• **The exercise**: Your task is to gather the lines below that hold the string "this".

• **Data supplied**:
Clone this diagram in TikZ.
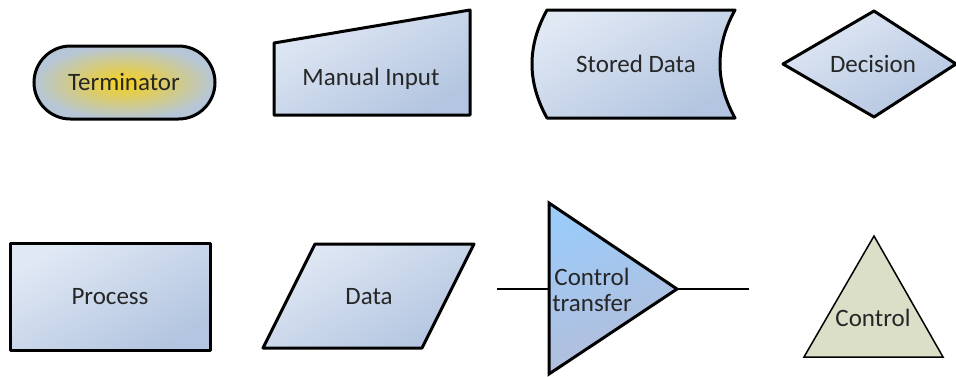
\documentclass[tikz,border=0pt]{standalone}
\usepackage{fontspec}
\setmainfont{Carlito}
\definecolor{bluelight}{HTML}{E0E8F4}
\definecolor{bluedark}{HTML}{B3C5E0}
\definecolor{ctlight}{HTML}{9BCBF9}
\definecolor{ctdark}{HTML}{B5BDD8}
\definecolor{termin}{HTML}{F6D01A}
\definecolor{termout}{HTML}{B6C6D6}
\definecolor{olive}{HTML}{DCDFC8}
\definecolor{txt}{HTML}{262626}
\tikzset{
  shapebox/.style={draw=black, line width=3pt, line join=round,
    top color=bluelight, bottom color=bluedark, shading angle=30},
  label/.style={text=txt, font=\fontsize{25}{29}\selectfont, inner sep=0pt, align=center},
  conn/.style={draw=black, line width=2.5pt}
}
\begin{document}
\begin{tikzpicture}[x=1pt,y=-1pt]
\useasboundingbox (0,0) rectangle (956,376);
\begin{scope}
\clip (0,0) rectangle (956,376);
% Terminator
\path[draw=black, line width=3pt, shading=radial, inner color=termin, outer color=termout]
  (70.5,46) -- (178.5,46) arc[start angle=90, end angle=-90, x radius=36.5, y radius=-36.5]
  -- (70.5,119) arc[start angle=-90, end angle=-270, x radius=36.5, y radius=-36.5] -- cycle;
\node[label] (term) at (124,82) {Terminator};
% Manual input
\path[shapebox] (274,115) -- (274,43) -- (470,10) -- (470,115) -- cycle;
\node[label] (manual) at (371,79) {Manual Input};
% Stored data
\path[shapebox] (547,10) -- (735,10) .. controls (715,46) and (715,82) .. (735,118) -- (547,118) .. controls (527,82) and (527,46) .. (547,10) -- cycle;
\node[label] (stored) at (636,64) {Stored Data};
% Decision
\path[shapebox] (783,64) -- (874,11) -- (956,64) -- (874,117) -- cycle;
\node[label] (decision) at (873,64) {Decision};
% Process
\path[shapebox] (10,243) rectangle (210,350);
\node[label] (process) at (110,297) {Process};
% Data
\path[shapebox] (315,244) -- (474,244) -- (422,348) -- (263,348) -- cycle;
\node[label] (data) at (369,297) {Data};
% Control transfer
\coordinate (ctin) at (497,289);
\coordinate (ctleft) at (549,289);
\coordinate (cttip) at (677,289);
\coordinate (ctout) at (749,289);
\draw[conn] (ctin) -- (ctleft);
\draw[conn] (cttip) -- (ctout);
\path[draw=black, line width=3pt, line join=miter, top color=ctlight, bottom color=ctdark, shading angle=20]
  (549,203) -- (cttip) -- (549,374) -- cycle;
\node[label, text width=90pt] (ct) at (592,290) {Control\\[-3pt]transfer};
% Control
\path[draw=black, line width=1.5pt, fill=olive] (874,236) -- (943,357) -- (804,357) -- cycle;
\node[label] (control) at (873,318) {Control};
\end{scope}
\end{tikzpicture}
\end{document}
---
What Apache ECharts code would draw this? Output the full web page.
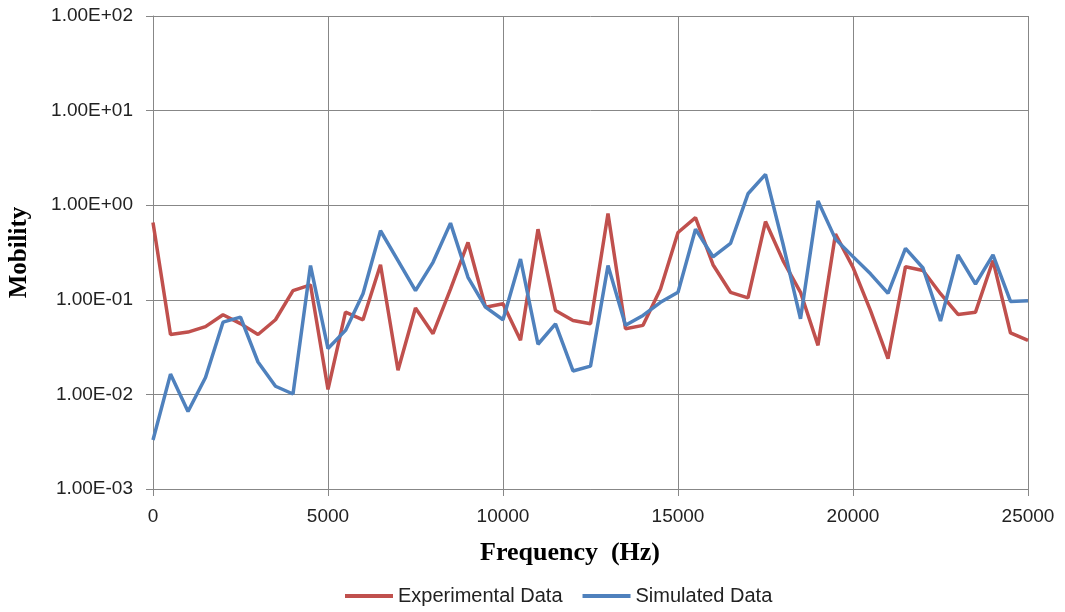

• **Exercise output**:
Clone this diagram in TikZ.
What Apache ECharts code would draw this? Output the full web page.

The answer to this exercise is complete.